#### JOB
All of the lines below are to be printed again exactly; images are excluded from the output.

>>>

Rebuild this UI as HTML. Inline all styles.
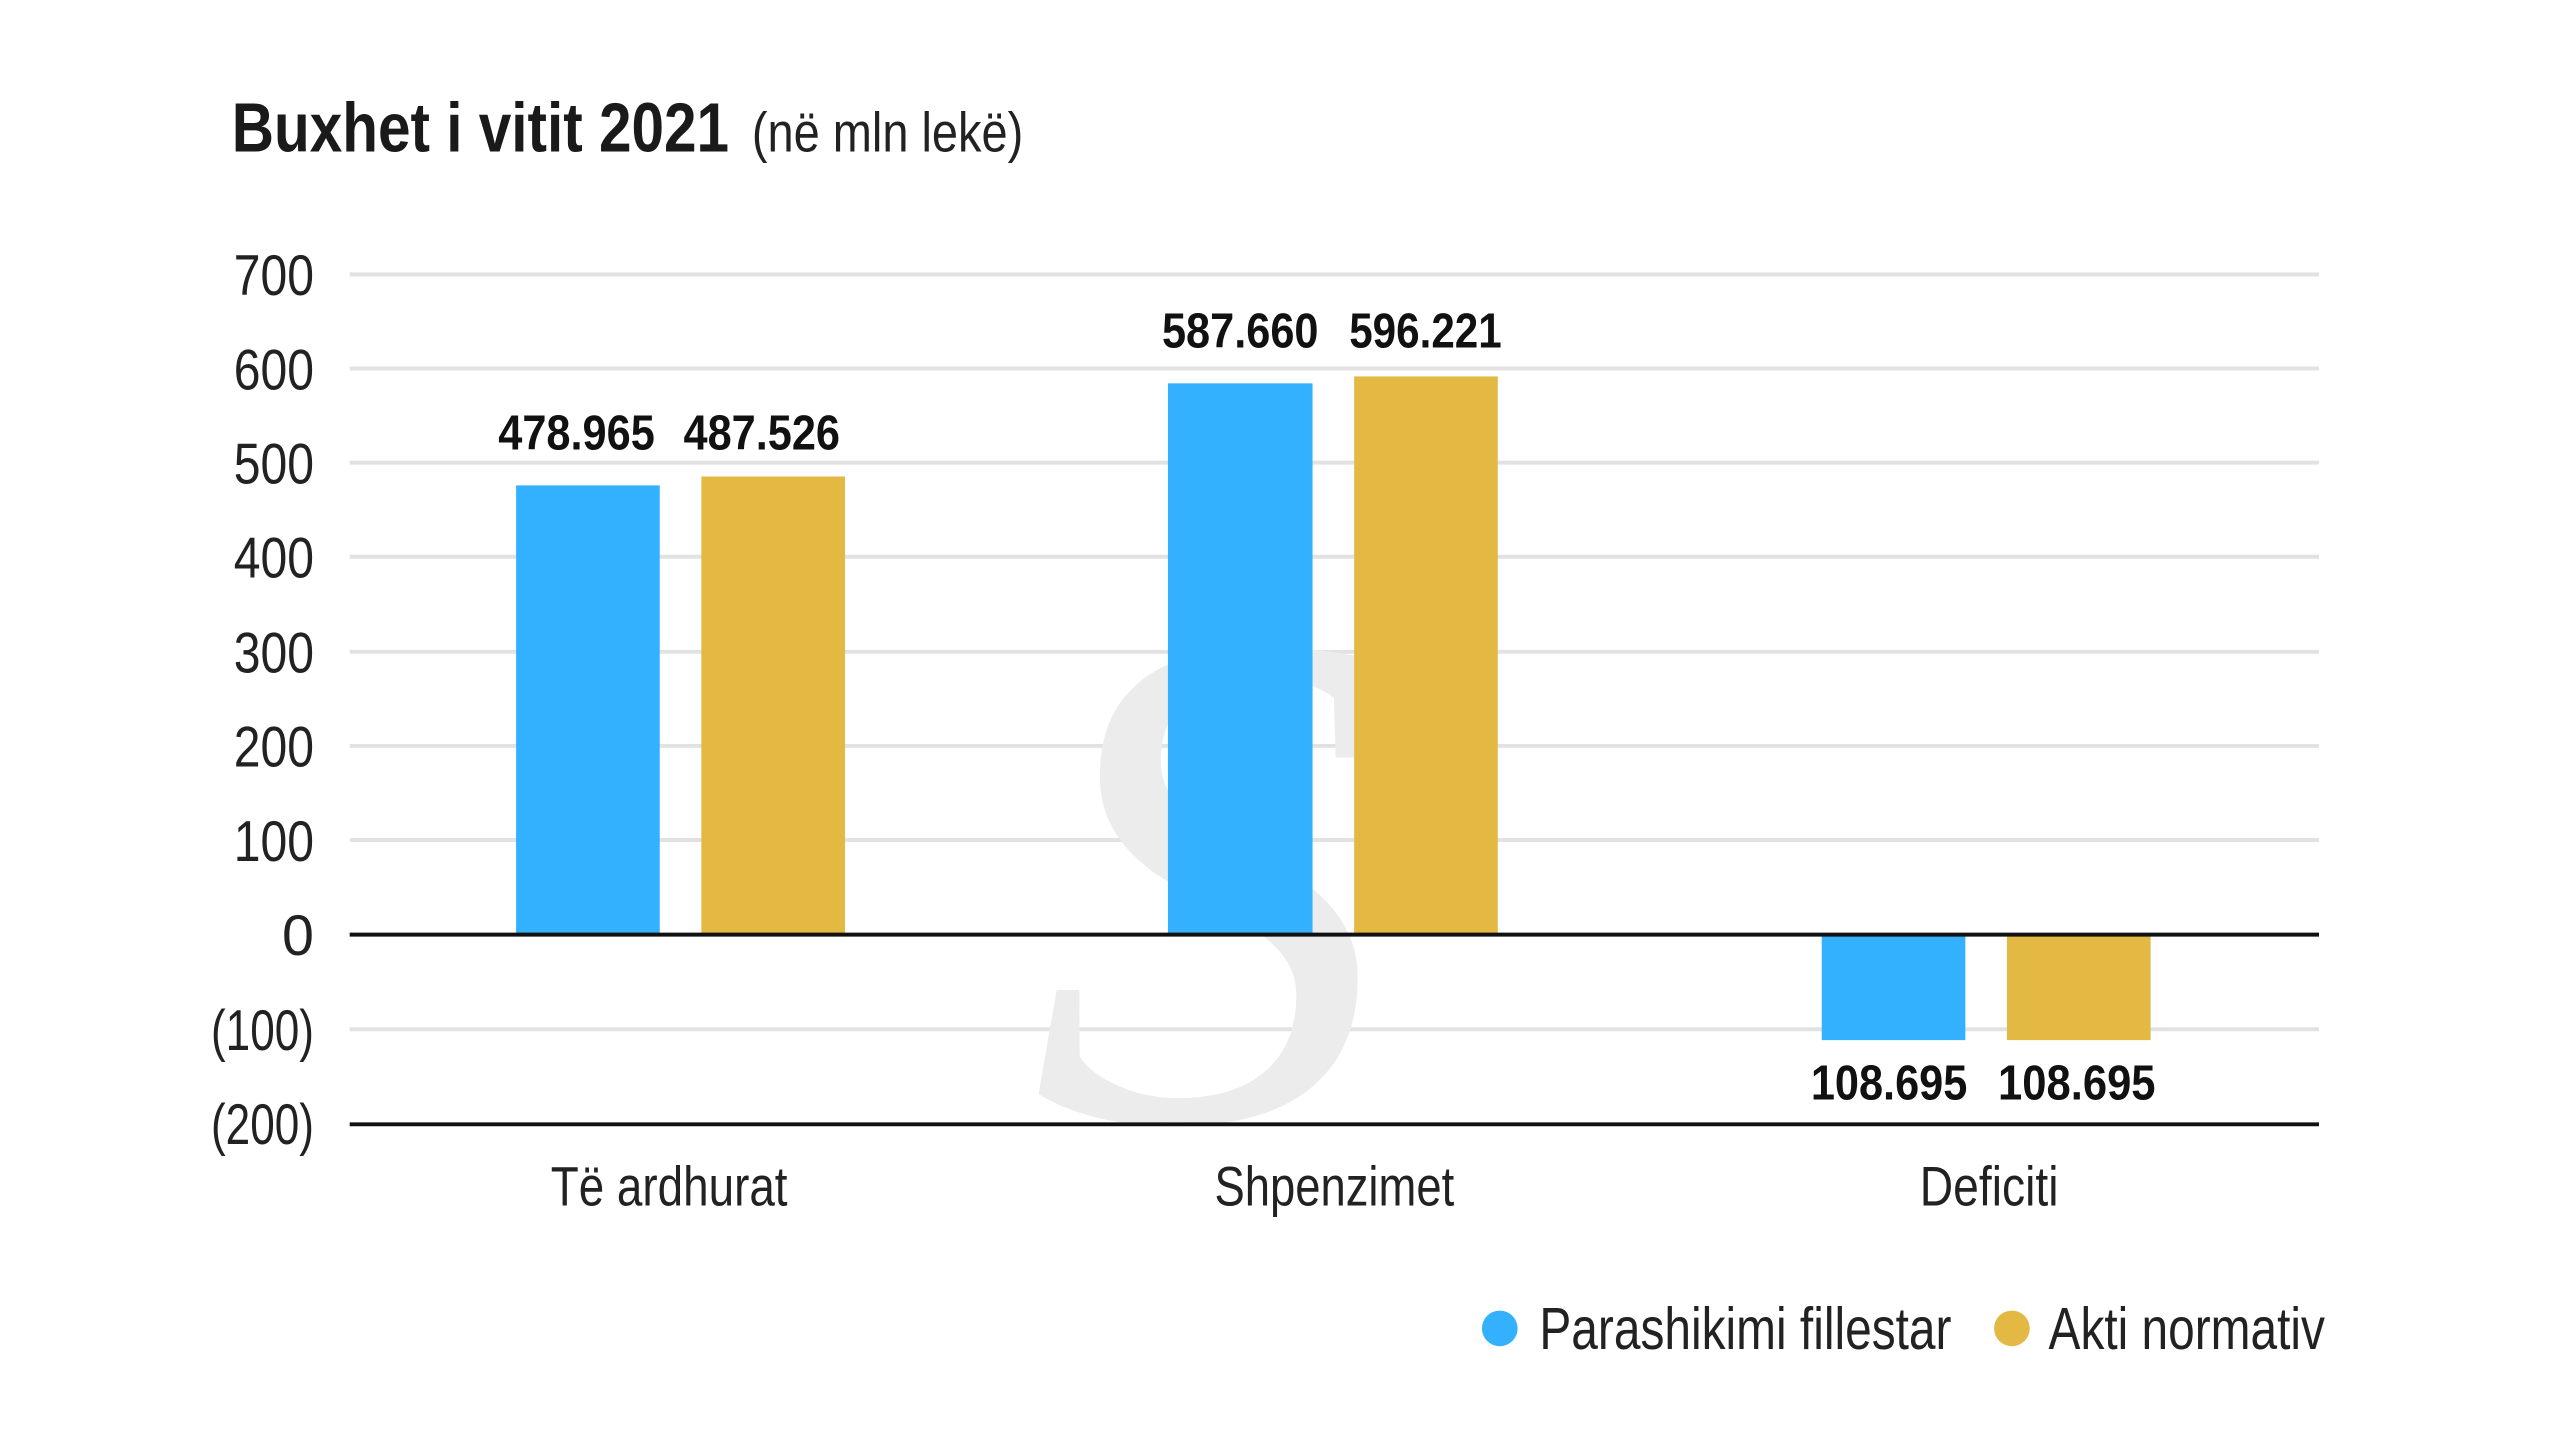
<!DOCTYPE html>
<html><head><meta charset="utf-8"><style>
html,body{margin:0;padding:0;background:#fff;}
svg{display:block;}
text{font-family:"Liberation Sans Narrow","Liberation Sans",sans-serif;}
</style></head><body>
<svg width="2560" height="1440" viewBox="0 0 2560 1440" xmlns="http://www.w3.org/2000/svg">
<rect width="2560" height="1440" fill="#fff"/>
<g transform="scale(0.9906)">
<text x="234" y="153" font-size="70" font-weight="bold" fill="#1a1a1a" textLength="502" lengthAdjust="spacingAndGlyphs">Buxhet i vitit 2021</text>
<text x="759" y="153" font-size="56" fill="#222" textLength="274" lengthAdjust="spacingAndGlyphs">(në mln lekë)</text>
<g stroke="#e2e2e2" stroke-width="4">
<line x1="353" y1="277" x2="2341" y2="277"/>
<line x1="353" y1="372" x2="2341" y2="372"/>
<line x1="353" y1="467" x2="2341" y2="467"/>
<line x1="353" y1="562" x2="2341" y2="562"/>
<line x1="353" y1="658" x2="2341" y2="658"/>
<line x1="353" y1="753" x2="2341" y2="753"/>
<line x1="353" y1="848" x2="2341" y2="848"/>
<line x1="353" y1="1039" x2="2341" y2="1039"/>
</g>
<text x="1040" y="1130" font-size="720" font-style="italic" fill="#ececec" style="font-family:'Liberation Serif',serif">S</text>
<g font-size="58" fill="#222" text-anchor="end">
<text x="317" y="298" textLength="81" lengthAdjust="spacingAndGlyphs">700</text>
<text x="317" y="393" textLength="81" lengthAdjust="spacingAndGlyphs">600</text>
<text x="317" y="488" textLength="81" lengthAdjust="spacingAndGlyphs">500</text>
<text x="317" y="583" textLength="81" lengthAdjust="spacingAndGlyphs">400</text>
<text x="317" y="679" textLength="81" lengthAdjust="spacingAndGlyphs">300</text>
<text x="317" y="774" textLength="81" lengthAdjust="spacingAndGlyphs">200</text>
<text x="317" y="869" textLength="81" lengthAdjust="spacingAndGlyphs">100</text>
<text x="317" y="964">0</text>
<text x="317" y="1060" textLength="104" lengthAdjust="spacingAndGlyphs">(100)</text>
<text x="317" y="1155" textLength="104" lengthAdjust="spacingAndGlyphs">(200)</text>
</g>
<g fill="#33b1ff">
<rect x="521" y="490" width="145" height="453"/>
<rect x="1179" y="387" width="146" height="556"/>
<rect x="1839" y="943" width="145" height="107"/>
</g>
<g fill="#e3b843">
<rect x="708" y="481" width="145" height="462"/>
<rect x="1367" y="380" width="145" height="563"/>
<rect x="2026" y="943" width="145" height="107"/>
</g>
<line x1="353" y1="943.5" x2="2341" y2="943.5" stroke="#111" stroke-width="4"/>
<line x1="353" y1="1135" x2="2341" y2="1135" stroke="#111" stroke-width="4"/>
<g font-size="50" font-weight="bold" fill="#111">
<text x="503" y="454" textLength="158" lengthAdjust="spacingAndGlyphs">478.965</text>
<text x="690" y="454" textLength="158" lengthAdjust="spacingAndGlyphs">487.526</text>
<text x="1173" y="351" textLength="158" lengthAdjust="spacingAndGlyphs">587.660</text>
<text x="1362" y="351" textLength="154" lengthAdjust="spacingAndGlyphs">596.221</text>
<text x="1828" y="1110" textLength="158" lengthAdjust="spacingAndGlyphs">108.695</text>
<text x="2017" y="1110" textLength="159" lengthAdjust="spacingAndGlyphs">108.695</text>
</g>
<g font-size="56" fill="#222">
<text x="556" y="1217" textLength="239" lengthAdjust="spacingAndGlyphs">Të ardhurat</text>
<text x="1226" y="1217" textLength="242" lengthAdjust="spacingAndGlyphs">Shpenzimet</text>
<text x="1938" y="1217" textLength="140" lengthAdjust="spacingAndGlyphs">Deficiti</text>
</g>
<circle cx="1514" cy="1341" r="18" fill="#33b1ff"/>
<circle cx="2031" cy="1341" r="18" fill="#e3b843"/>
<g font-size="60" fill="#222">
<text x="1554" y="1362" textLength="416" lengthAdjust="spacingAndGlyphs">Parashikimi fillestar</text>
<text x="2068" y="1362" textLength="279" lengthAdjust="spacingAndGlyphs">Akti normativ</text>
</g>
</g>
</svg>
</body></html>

<<<

#### EXERCISE RESPONSE
Rebuild this UI as HTML. Inline all styles.
<!DOCTYPE html>
<html><head><meta charset="utf-8"><style>
html,body{margin:0;padding:0;background:#fff;}
svg{display:block;}
text{font-family:"Liberation Sans Narrow","Liberation Sans",sans-serif;}
</style></head><body>
<svg width="2560" height="1440" viewBox="0 0 2560 1440" xmlns="http://www.w3.org/2000/svg">
<rect width="2560" height="1440" fill="#fff"/>
<g transform="scale(0.9906)">
<text x="234" y="153" font-size="70" font-weight="bold" fill="#1a1a1a" textLength="502" lengthAdjust="spacingAndGlyphs">Buxhet i vitit 2021</text>
<text x="759" y="153" font-size="56" fill="#222" textLength="274" lengthAdjust="spacingAndGlyphs">(në mln lekë)</text>
<g stroke="#e2e2e2" stroke-width="4">
<line x1="353" y1="277" x2="2341" y2="277"/>
<line x1="353" y1="372" x2="2341" y2="372"/>
<line x1="353" y1="467" x2="2341" y2="467"/>
<line x1="353" y1="562" x2="2341" y2="562"/>
<line x1="353" y1="658" x2="2341" y2="658"/>
<line x1="353" y1="753" x2="2341" y2="753"/>
<line x1="353" y1="848" x2="2341" y2="848"/>
<line x1="353" y1="1039" x2="2341" y2="1039"/>
</g>
<text x="1040" y="1130" font-size="720" font-style="italic" fill="#ececec" style="font-family:'Liberation Serif',serif">S</text>
<g font-size="58" fill="#222" text-anchor="end">
<text x="317" y="298" textLength="81" lengthAdjust="spacingAndGlyphs">700</text>
<text x="317" y="393" textLength="81" lengthAdjust="spacingAndGlyphs">600</text>
<text x="317" y="488" textLength="81" lengthAdjust="spacingAndGlyphs">500</text>
<text x="317" y="583" textLength="81" lengthAdjust="spacingAndGlyphs">400</text>
<text x="317" y="679" textLength="81" lengthAdjust="spacingAndGlyphs">300</text>
<text x="317" y="774" textLength="81" lengthAdjust="spacingAndGlyphs">200</text>
<text x="317" y="869" textLength="81" lengthAdjust="spacingAndGlyphs">100</text>
<text x="317" y="964">0</text>
<text x="317" y="1060" textLength="104" lengthAdjust="spacingAndGlyphs">(100)</text>
<text x="317" y="1155" textLength="104" lengthAdjust="spacingAndGlyphs">(200)</text>
</g>
<g fill="#33b1ff">
<rect x="521" y="490" width="145" height="453"/>
<rect x="1179" y="387" width="146" height="556"/>
<rect x="1839" y="943" width="145" height="107"/>
</g>
<g fill="#e3b843">
<rect x="708" y="481" width="145" height="462"/>
<rect x="1367" y="380" width="145" height="563"/>
<rect x="2026" y="943" width="145" height="107"/>
</g>
<line x1="353" y1="943.5" x2="2341" y2="943.5" stroke="#111" stroke-width="4"/>
<line x1="353" y1="1135" x2="2341" y2="1135" stroke="#111" stroke-width="4"/>
<g font-size="50" font-weight="bold" fill="#111">
<text x="503" y="454" textLength="158" lengthAdjust="spacingAndGlyphs">478.965</text>
<text x="690" y="454" textLength="158" lengthAdjust="spacingAndGlyphs">487.526</text>
<text x="1173" y="351" textLength="158" lengthAdjust="spacingAndGlyphs">587.660</text>
<text x="1362" y="351" textLength="154" lengthAdjust="spacingAndGlyphs">596.221</text>
<text x="1828" y="1110" textLength="158" lengthAdjust="spacingAndGlyphs">108.695</text>
<text x="2017" y="1110" textLength="159" lengthAdjust="spacingAndGlyphs">108.695</text>
</g>
<g font-size="56" fill="#222">
<text x="556" y="1217" textLength="239" lengthAdjust="spacingAndGlyphs">Të ardhurat</text>
<text x="1226" y="1217" textLength="242" lengthAdjust="spacingAndGlyphs">Shpenzimet</text>
<text x="1938" y="1217" textLength="140" lengthAdjust="spacingAndGlyphs">Deficiti</text>
</g>
<circle cx="1514" cy="1341" r="18" fill="#33b1ff"/>
<circle cx="2031" cy="1341" r="18" fill="#e3b843"/>
<g font-size="60" fill="#222">
<text x="1554" y="1362" textLength="416" lengthAdjust="spacingAndGlyphs">Parashikimi fillestar</text>
<text x="2068" y="1362" textLength="279" lengthAdjust="spacingAndGlyphs">Akti normativ</text>
</g>
</g>
</svg>
</body></html>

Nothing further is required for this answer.